→ **STATED PROBLEM**
Keep pictures out. Copy exactly the lines from the one containing "Write the matplotlib code for this chart." to the one containing "100.4, 98.2]", endpoints included.

→ **EXTRACTED ENTRIES**
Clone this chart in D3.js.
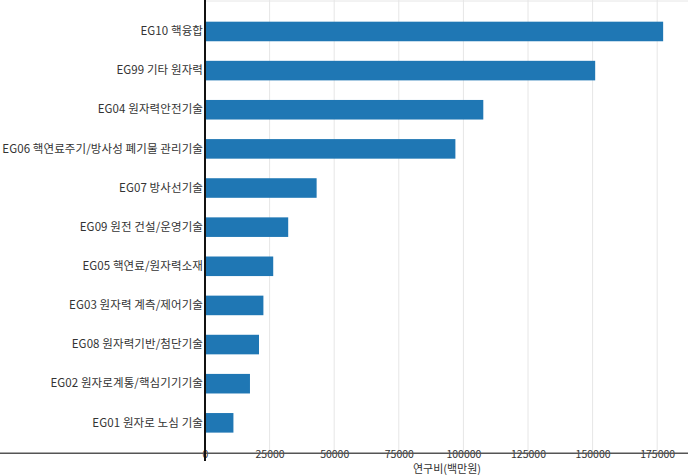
<!DOCTYPE html>
<html><head><meta charset="utf-8">
<script src="https://cdn.jsdelivr.net/npm/d3@7"></script>
<style>body{margin:0;background:#fff}svg{display:block}</style>
</head><body>
<svg id="c" width="688" height="475"></svg>
<script>
const categories = ["EG10 핵융합","EG99 기타 원자력","EG04 원자력안전기술","EG06 핵연료주기/방사성 폐기물 관리기술","EG07 방사선기술","EG09 원전 건설/운영기술","EG05 핵연료/원자력소재","EG03 원자력 계측/제어기술","EG08 원자력기반/첨단기술","EG02 원자로계통/핵심기기기술","EG01 원자로 노심 기술"];
const values = [177300, 151000, 107700, 96900, 43200, 32200, 26400, 22600, 20900, 17400, 11000];
const xTicks = [0,25000,50000,75000,100000,125000,150000,175000];
const xTitle = "연구비(백만원)";

const svg = d3.select("#c");
const font = "'Noto Sans CJK KR','Noto Sans',sans-serif";
const x = d3.scaleLinear().domain([0,175000]).range([205,657.2]);
const y = d3.scaleBand().domain(categories).range([11.9,442.4]).paddingInner(0.5).paddingOuter(0.25);

// grid
svg.append("g").selectAll("line").data(xTicks.slice(1)).join("line")
  .attr("x1",d=>x(d)).attr("x2",d=>x(d)).attr("y1",0).attr("y2",453)
  .attr("stroke","#e6e6e6").attr("stroke-width",1);
svg.append("line").attr("x1",205).attr("x2",688).attr("y1",1).attr("y2",1).attr("stroke","#e6e6e6");

// bars
svg.append("g").selectAll("rect").data(values).join("rect")
  .attr("x",x(0)).attr("y",(d,i)=>y(categories[i]))
  .attr("width",d=>x(d)-x(0)).attr("height",y.bandwidth())
  .attr("fill","#1f77b4");

// x axis
const xa = svg.append("g").attr("transform","translate(0,453)")
  .call(d3.axisBottom(x).tickValues(xTicks).tickFormat(d3.format("d")).tickSize(0).tickPadding(0));
xa.select(".domain").remove();
xa.selectAll("text").attr("font-family",font).attr("font-size",10.5).attr("fill","#333").attr("dy","0.45em");
svg.append("line").attr("x1",0).attr("x2",688).attr("y1",453.3).attr("y2",453.3).attr("stroke","#555").attr("stroke-width",1.5);

// y axis
const ya = svg.append("g").attr("transform","translate(203,0)")
  .call(d3.axisLeft(y).tickSize(0).tickPadding(0));
ya.select(".domain").remove();
ya.selectAll("text").attr("font-family",font).attr("font-size",11.5).attr("letter-spacing","0.1px").attr("fill","#333");
svg.append("line").attr("x1",205).attr("x2",205).attr("y1",0).attr("y2",461).attr("stroke","#111").attr("stroke-width",2);

svg.append("text").attr("x",447).attr("y",473).attr("text-anchor","middle")
  .attr("font-family",font).attr("font-size",11).attr("fill","#333").text(xTitle);
</script>
</body></html>
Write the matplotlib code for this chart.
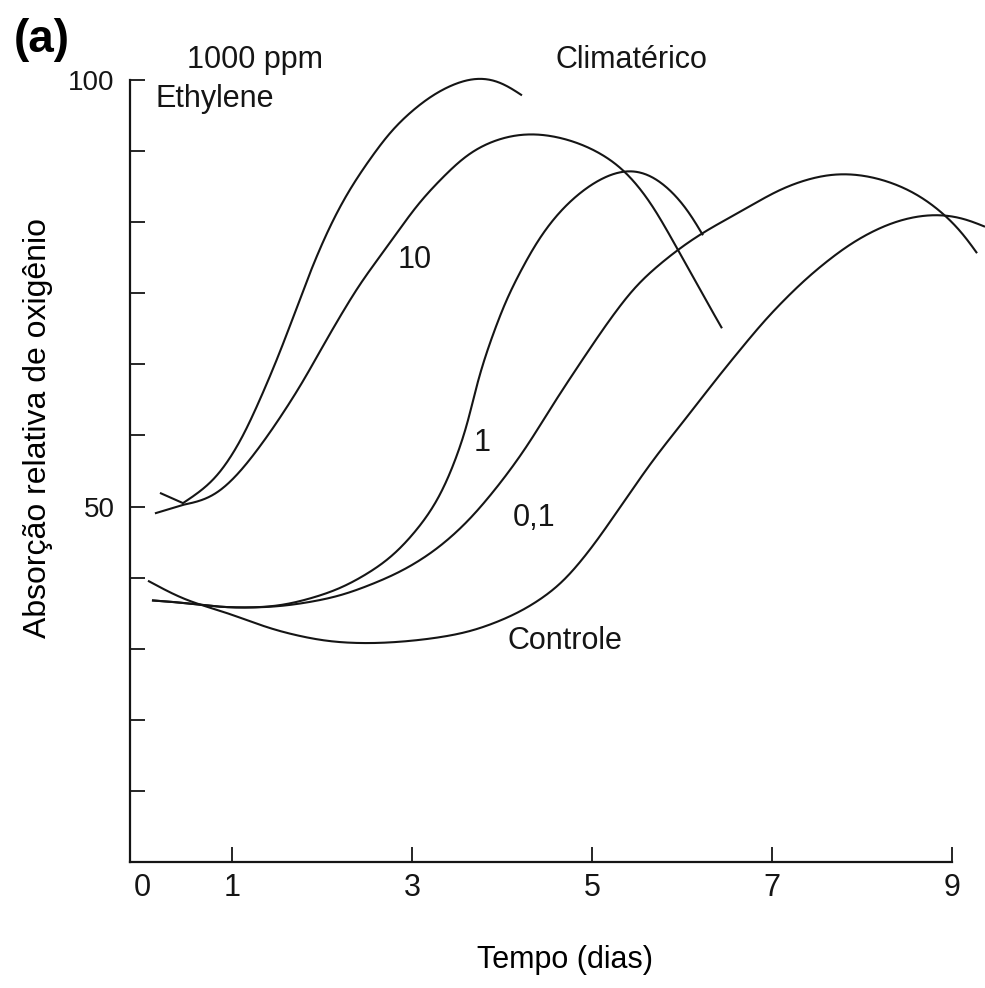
import matplotlib
matplotlib.use("Agg")
import matplotlib.pyplot as plt
import numpy as np

plt.rcParams['font.family'] = ['Liberation Sans', 'DejaVu Sans']

# ---- data (days, relative O2 uptake) ----
x_1000 = [0.200, 0.456, 0.789, 1.089, 1.311, 1.500, 1.678, 1.867, 2.056, 2.233, 2.389, 2.789, 3.233, 3.678,
          3.944, 4.222]
y_1000 = [51.6, 50.4, 52.6, 57.4, 62.5, 67.2, 72.1, 77.5, 82.2, 85.9, 88.6, 94.5, 98.5, 100.6,
          100.4, 98.2]

x_10 = [0.144, 0.456, 0.756, 1.089, 1.422, 1.756, 2.089, 2.422, 2.722, 3.089, 3.644, 4.056, 4.389, 4.789,
        5.089, 5.344, 5.644, 5.956, 6.200, 6.444]
y_10 = [49.2, 50.2, 50.5, 53.9, 58.6, 64.0, 70.3, 76.2, 80.4, 85.9, 91.8, 93.6, 93.9, 93.0,
        91.6, 89.8, 85.9, 80.1, 75.4, 70.9]

x_1 = [0.111, 0.533, 0.867, 1.533, 2.200, 2.756, 3.089, 3.278, 3.456, 3.611, 3.722, 3.833, 4.056, 4.389,
       4.644, 4.978, 5.344, 5.567, 5.833, 6.056, 6.233]
y_1 = [39.0, 38.7, 38.1, 38.2, 40.2, 43.7, 47.6, 50.4, 54.6, 59.3, 64.5, 68.3, 74.6, 81.2,
       84.8, 87.9, 89.8, 89.7, 87.7, 85.1, 81.8]

x_01 = [0.111, 0.533, 0.867, 1.533, 2.200, 2.867, 3.278, 3.644, 4.011, 4.278, 4.567, 4.867, 5.167, 5.500,
        5.944, 6.233, 6.644, 7.122, 7.611, 7.944, 8.278, 8.611, 8.900, 9.122, 9.278]
y_01 = [39.0, 38.7, 38.1, 38.2, 39.4, 42.2, 44.9, 48.4, 53.1, 57.0, 62.0, 66.8, 71.5, 76.2,
        80.1, 82.2, 84.5, 87.5, 89.1, 89.1, 88.3, 86.8, 84.5, 82.2, 79.7]

x_ctrl = [0.067, 0.500, 0.867, 1.456, 2.056, 2.567, 3.089, 3.644, 4.200, 4.644, 5.011, 5.311, 5.678, 6.056,
          6.422, 6.944, 7.389, 7.867, 8.278, 8.611, 8.900, 9.167, 9.367]
y_ctrl = [41.3, 38.8, 37.9, 35.5, 34.1, 33.9, 34.3, 35.2, 37.5, 40.6, 45.3, 49.9, 55.5, 60.5,
          65.5, 72.2, 76.9, 80.9, 83.2, 84.2, 84.4, 83.9, 82.8]

x_ticks = [0, 1, 3, 5, 7, 9]
x_ticklabels = ["0", "1", "3", "5", "7", "9"]
y_step = 50 / 6
y_ticks = [100 - k * y_step for k in range(12)]
y_ticklabels = ["100" if k == 0 else ("50" if k == 6 else "") for k in range(12)]


def smooth_path(P, sigma=20.0, step=1.0, keep_head=0):
    """Resample a polyline (display px) by arc length and Gaussian-smooth it."""
    head_pts = P[:keep_head]
    P = P[keep_head:]
    d = np.r_[0, np.cumsum(np.hypot(*np.diff(P, axis=0).T))]
    s = np.r_[np.arange(0, d[-1], step), d[-1]]
    R = np.column_stack([np.interp(s, d, P[:, 0]), np.interp(s, d, P[:, 1])])
    m = min(int(3 * sigma / step), len(R) - 2)
    head = 2 * R[0] - R[1:m + 1][::-1]
    tail = 2 * R[-1] - R[-m - 1:-1][::-1]
    Q = np.vstack([head, R, tail])
    k = np.arange(-m, m + 1)
    w = np.exp(-0.5 * (k * step / sigma) ** 2)
    w /= w.sum()
    out = np.column_stack([np.convolve(Q[:, 0], w, mode="valid"),
                           np.convolve(Q[:, 1], w, mode="valid")])
    return np.vstack([head_pts, out]) if keep_head else out


fig = plt.figure(figsize=(9.85, 9.88), dpi=100)
ax = fig.add_axes([130 / 985, 1 - 862 / 988, (952 - 130) / 985, (862 - 80) / 988])
ax.set_xlim(-0.133, 9.0)
ax.set_ylim(y_ticks[-1], 100)

series = [(x_1000, y_1000, 1), (x_10, y_10, 1), (x_1, y_1, 0), (x_01, y_01, 0), (x_ctrl, y_ctrl, 0)]
for xs, ys, kh in series:
    disp = ax.transData.transform(np.column_stack([xs, ys]))
    sm = smooth_path(disp, keep_head=kh)
    data = ax.transData.inverted().transform(sm)
    ax.plot(data[:, 0], data[:, 1], color="#151515", lw=1.5, clip_on=False, solid_capstyle="butt")

for s in ["top", "right"]:
    ax.spines[s].set_visible(False)
for s in ["left", "bottom"]:
    ax.spines[s].set_linewidth(1.6)
    ax.spines[s].set_color("#151515")

ax.set_xticks(x_ticks)
ax.set_xticklabels(x_ticklabels, fontsize=22)
ax.set_yticks(y_ticks)
ax.set_yticklabels(y_ticklabels, fontsize=20)
ax.tick_params(axis="x", direction="in", length=11, width=1.3, pad=8, colors="#151515")
ax.tick_params(axis="y", direction="in", length=11, width=1.3, pad=11, colors="#151515")
ax.xaxis.get_major_ticks()[0].tick1line.set_visible(False)

ax.set_xlabel("Tempo (dias)", fontsize=22, va="center")
ax.xaxis.set_label_coords((565 - 130) / 822, (862 - 960) / 782)
ax.set_ylabel("Absorção relativa de oxigênio", fontsize=23, va="center")
ax.yaxis.set_label_coords((38 - 130) / 822, (862 - 428) / 782)

kw = dict(ha="center", va="center", color="#151515", clip_on=False)
ax.text(1.26, 102.4, "1000 ppm", fontsize=22, **kw)
ax.text(0.81, 97.8, "Ethylene", fontsize=22, **kw)
ax.text(5.44, 102.3, "Climatérico", fontsize=22, **kw)
ax.text(3.03, 78.9, "10", fontsize=22, **kw)
ax.text(3.78, 57.4, "1", fontsize=22, **kw)
ax.text(4.36, 48.7, "0,1", fontsize=22, **kw)
ax.text(4.70, 34.2, "Controle", fontsize=22, **kw)
fig.text(42 / 985, 1 - 40 / 988, "(a)", fontsize=33, fontweight="bold", ha="center", va="center")

fig.savefig("out.png", dpi=100)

→ **SOLUTION FOR THIS PROBLEM**
Write the matplotlib code for this chart.
import matplotlib
matplotlib.use("Agg")
import matplotlib.pyplot as plt
import numpy as np

plt.rcParams['font.family'] = ['Liberation Sans', 'DejaVu Sans']

# ---- data (days, relative O2 uptake) ----
x_1000 = [0.200, 0.456, 0.789, 1.089, 1.311, 1.500, 1.678, 1.867, 2.056, 2.233, 2.389, 2.789, 3.233, 3.678,
          3.944, 4.222]
y_1000 = [51.6, 50.4, 52.6, 57.4, 62.5, 67.2, 72.1, 77.5, 82.2, 85.9, 88.6, 94.5, 98.5, 100.6,
          100.4, 98.2]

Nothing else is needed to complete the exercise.